→ TASK TO CARRY OUT:
The listing below holds pictures; exclude them. Return exactly the lines from the one with "Convert this chart" through the one with "from matplotlib.patches import Rectangle".

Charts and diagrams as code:
····················
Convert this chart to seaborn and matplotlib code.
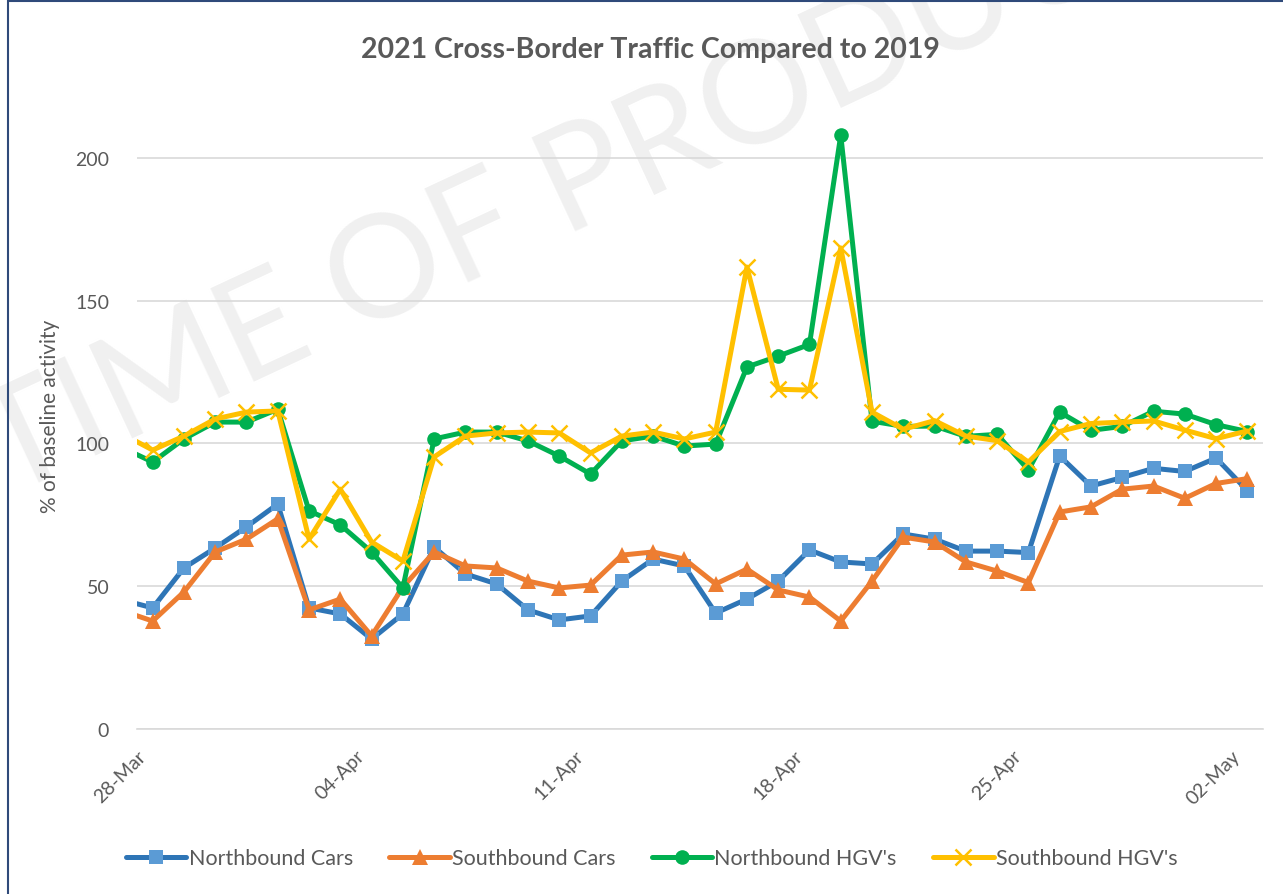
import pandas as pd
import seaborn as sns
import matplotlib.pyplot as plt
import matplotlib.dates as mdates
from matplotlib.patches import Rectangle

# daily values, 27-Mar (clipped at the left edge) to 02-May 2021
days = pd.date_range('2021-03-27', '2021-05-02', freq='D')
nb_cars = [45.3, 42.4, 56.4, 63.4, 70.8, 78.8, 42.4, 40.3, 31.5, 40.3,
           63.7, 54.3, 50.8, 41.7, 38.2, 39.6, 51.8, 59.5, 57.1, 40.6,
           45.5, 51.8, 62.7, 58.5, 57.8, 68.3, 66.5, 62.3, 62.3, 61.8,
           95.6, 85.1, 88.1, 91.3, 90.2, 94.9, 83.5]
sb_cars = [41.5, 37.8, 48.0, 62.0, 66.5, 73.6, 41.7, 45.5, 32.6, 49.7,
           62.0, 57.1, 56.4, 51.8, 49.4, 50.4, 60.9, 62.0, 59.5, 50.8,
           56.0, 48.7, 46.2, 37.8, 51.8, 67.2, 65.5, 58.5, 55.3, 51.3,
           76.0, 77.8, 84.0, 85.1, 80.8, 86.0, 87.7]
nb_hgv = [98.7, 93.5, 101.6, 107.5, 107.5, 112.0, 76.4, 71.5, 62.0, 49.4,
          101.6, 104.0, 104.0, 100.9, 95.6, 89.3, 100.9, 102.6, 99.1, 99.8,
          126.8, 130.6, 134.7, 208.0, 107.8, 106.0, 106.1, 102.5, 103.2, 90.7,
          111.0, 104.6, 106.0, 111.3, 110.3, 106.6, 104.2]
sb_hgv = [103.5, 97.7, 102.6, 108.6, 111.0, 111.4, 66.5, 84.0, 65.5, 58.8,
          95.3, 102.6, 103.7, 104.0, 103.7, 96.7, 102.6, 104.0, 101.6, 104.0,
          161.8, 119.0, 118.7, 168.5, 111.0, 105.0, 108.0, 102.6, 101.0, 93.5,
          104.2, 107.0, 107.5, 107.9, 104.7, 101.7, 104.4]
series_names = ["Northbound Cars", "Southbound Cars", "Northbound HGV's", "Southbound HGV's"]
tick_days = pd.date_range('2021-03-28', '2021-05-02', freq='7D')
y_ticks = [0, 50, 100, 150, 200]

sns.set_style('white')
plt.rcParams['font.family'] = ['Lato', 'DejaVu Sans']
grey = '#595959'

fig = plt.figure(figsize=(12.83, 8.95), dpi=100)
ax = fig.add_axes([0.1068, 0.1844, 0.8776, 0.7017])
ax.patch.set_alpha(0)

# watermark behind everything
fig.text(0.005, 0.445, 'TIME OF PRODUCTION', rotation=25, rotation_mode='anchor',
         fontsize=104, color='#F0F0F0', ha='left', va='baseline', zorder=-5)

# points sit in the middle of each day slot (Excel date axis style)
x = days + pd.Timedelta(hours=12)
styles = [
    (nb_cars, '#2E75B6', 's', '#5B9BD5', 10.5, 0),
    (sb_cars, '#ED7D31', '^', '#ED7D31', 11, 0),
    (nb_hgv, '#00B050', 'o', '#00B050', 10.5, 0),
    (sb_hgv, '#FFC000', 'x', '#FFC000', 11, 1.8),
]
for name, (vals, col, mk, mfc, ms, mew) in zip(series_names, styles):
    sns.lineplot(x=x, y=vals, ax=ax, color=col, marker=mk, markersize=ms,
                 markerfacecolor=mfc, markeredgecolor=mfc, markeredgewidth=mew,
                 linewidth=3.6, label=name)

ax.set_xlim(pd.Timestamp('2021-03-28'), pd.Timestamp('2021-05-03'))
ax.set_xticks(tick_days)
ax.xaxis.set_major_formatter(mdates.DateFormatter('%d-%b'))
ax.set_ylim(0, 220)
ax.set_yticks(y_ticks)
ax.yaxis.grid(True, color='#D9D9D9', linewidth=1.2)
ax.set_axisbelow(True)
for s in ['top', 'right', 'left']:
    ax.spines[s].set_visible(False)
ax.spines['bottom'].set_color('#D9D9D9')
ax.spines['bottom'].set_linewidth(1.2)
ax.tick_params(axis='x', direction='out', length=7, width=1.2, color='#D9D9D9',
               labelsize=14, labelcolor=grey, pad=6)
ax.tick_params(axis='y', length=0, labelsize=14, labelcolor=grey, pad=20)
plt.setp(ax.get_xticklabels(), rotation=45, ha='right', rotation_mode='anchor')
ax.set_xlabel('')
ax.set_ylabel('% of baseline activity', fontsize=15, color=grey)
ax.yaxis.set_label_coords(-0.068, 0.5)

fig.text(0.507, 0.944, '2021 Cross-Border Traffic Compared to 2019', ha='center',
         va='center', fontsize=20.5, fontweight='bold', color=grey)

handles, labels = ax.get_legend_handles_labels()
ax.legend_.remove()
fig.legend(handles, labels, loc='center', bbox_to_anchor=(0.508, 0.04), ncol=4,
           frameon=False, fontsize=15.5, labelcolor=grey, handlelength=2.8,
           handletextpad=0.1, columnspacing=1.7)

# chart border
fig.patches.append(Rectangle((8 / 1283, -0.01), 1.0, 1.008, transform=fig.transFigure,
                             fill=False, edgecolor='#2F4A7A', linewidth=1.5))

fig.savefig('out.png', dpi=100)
····················
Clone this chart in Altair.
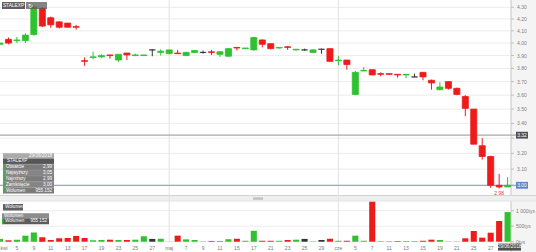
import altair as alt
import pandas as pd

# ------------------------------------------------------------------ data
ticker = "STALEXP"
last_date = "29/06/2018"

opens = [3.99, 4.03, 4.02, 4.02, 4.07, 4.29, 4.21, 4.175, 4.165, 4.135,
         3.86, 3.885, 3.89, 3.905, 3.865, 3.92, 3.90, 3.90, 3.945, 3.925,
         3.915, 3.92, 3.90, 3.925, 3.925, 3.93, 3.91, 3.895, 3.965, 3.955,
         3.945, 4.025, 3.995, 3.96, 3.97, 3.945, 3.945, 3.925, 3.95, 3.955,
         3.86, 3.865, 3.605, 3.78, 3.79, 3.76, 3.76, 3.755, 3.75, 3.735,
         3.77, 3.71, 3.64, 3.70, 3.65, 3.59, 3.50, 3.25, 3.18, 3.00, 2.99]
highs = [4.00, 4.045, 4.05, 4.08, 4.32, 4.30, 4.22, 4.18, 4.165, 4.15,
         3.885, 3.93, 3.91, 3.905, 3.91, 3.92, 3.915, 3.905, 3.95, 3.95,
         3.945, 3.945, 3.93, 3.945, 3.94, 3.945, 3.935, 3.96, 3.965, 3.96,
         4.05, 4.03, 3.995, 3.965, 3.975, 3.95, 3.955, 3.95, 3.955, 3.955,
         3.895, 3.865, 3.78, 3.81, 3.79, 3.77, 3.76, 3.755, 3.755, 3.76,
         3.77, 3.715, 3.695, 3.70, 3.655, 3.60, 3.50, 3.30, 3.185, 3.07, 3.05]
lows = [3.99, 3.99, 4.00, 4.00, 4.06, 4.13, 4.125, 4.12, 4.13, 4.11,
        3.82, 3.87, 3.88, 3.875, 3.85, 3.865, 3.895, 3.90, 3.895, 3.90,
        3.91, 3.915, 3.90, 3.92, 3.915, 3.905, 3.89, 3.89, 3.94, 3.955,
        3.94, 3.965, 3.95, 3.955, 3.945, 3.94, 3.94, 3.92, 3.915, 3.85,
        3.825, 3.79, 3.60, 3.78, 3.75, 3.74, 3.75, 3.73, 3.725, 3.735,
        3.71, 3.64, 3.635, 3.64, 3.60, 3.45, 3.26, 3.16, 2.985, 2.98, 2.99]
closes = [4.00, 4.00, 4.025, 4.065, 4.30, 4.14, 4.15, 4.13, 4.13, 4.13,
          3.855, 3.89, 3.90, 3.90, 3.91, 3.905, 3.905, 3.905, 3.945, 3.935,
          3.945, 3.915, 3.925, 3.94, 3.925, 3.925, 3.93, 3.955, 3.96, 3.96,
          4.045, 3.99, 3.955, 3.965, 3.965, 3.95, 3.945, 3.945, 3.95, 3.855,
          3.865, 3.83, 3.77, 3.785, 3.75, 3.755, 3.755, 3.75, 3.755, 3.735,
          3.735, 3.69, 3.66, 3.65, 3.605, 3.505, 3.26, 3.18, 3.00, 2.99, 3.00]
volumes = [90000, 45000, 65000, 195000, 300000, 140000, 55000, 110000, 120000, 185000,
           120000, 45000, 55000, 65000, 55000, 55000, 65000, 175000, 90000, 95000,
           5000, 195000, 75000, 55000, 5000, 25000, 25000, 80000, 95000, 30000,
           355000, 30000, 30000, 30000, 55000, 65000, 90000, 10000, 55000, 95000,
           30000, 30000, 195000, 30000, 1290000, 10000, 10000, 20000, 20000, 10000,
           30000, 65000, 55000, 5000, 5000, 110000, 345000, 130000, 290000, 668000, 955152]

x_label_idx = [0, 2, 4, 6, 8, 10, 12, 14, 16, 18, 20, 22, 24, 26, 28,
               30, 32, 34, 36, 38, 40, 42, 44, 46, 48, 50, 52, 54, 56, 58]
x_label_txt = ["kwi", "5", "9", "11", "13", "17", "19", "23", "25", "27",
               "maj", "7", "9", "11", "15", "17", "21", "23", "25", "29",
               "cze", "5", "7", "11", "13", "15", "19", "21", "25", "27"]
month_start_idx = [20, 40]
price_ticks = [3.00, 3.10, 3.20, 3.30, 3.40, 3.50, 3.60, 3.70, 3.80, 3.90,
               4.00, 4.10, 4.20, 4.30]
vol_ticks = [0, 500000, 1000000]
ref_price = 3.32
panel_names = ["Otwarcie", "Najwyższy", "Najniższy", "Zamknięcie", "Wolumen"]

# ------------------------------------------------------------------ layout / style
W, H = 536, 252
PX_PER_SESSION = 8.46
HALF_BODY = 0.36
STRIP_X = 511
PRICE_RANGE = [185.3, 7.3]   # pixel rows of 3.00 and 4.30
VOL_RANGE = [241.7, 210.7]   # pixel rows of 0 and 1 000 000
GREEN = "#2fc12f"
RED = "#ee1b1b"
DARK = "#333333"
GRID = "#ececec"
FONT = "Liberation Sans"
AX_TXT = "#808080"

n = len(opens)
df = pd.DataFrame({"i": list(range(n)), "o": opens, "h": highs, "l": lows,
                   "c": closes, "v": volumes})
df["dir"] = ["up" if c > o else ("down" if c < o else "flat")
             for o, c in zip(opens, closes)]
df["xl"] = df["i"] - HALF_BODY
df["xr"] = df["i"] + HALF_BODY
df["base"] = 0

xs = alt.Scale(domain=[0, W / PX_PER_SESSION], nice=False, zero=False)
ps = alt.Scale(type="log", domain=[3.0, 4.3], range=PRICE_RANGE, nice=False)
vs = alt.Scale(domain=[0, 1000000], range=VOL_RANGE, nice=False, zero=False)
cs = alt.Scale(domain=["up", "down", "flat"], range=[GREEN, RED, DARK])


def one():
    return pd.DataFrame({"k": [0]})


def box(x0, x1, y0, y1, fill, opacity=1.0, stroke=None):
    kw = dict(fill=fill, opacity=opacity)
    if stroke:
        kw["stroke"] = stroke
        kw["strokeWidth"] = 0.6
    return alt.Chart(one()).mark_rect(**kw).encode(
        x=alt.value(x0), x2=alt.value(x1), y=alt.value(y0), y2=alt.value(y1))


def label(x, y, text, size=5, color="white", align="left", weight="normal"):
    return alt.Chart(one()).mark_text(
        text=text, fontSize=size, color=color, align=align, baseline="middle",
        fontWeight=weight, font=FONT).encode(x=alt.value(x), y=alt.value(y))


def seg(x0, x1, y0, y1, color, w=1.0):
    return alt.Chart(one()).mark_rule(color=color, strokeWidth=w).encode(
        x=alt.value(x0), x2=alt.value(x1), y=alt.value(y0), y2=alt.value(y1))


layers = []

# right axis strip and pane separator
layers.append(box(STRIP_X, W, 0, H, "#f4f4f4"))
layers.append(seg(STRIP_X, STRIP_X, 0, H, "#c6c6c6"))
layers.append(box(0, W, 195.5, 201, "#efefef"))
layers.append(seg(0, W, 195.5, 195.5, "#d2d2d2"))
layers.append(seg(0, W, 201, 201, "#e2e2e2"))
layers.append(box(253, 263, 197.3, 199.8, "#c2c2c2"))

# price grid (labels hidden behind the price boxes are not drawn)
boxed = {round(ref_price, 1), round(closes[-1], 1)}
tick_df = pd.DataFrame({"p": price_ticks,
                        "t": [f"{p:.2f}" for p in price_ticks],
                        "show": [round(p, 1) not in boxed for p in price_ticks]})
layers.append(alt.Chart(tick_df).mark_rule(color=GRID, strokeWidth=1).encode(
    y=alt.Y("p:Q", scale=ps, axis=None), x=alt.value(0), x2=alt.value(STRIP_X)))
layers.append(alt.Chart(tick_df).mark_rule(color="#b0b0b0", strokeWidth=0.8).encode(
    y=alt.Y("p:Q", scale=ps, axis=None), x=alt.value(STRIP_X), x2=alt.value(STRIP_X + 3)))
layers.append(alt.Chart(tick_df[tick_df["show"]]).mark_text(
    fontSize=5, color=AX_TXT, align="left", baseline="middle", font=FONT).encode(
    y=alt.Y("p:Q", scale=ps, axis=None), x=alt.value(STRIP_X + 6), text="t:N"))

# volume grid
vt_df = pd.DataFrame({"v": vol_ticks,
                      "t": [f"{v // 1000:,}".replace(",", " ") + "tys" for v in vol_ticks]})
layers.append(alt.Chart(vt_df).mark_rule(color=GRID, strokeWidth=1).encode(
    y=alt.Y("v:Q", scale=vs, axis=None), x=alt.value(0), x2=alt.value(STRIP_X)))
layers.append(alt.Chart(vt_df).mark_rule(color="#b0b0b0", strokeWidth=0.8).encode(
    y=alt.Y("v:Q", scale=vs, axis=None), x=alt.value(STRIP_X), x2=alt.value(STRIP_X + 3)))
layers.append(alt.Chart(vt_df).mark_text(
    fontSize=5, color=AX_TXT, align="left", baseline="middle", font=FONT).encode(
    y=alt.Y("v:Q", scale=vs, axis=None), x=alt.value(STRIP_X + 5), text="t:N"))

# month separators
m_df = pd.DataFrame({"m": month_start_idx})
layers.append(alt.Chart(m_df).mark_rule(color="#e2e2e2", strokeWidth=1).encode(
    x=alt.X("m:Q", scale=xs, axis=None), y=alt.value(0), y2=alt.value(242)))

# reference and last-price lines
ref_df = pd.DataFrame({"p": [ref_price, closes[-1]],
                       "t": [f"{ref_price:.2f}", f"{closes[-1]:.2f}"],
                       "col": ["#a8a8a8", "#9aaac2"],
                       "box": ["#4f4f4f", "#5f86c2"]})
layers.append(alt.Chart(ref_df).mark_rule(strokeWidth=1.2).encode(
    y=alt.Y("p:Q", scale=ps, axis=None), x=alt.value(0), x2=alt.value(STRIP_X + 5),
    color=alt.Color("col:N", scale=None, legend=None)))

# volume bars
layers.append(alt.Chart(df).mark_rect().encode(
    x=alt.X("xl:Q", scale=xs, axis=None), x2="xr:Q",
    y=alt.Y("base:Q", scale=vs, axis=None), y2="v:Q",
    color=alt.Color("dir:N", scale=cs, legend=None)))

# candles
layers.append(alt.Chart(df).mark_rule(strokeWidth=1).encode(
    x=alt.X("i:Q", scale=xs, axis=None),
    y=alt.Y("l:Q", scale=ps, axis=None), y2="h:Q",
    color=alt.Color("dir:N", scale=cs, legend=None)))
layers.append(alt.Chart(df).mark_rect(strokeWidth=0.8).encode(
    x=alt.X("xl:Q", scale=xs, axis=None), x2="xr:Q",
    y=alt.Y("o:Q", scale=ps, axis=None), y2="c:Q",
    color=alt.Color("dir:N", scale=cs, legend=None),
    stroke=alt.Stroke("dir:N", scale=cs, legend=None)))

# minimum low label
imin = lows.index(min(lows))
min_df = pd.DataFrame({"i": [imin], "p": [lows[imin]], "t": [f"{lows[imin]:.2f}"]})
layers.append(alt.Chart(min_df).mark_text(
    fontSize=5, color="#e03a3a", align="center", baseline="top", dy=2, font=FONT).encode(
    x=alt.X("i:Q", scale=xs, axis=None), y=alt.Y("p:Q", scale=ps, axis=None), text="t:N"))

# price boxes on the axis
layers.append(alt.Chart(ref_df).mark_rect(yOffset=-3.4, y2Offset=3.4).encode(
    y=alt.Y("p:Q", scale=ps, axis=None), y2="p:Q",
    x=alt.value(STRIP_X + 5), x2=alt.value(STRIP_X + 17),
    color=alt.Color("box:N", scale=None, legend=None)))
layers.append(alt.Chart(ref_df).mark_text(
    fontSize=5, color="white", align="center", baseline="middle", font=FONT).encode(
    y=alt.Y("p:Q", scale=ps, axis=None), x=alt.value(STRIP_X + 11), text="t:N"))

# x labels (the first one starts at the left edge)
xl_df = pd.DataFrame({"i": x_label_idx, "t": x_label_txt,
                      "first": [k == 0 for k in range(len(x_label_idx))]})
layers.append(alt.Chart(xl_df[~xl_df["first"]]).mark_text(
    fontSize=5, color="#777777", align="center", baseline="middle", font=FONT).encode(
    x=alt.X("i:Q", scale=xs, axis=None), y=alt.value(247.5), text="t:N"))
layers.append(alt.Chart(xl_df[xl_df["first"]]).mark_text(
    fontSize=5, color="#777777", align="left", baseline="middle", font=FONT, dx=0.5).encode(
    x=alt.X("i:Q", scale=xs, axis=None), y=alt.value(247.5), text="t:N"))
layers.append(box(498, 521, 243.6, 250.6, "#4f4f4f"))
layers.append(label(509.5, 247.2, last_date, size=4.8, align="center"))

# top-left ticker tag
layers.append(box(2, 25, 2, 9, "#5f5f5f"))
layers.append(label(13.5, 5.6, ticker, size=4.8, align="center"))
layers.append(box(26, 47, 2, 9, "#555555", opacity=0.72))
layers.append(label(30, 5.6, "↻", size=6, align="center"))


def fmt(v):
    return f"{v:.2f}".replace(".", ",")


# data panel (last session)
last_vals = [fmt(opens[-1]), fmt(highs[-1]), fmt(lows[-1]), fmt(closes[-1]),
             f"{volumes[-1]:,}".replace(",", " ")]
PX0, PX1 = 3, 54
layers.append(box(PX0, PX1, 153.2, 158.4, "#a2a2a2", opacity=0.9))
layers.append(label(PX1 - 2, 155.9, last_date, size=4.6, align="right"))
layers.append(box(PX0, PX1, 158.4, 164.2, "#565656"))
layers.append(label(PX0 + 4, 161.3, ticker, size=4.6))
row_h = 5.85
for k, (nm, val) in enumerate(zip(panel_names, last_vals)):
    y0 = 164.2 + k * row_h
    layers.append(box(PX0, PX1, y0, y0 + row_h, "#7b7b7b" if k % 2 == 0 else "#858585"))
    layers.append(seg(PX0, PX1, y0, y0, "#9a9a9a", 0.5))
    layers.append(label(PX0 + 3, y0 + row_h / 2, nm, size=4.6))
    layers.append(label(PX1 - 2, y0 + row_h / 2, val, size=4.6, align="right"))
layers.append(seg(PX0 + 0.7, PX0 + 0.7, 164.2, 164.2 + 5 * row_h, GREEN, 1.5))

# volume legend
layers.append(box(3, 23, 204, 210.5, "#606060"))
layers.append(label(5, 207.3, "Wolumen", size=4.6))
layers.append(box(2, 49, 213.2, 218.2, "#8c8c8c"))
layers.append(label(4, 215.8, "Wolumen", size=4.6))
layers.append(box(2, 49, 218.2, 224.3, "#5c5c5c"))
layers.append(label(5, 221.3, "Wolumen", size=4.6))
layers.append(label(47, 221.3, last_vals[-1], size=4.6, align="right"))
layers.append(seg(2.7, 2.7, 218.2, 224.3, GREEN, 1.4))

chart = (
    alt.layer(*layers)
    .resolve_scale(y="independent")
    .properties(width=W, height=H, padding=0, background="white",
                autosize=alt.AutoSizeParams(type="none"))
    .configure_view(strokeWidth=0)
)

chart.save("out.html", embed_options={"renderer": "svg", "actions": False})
····················
→ ANSWER IN FULL:
Convert this chart to seaborn and matplotlib code.
import pandas as pd
import seaborn as sns
import matplotlib.pyplot as plt
import matplotlib.dates as mdates
from matplotlib.patches import Rectangle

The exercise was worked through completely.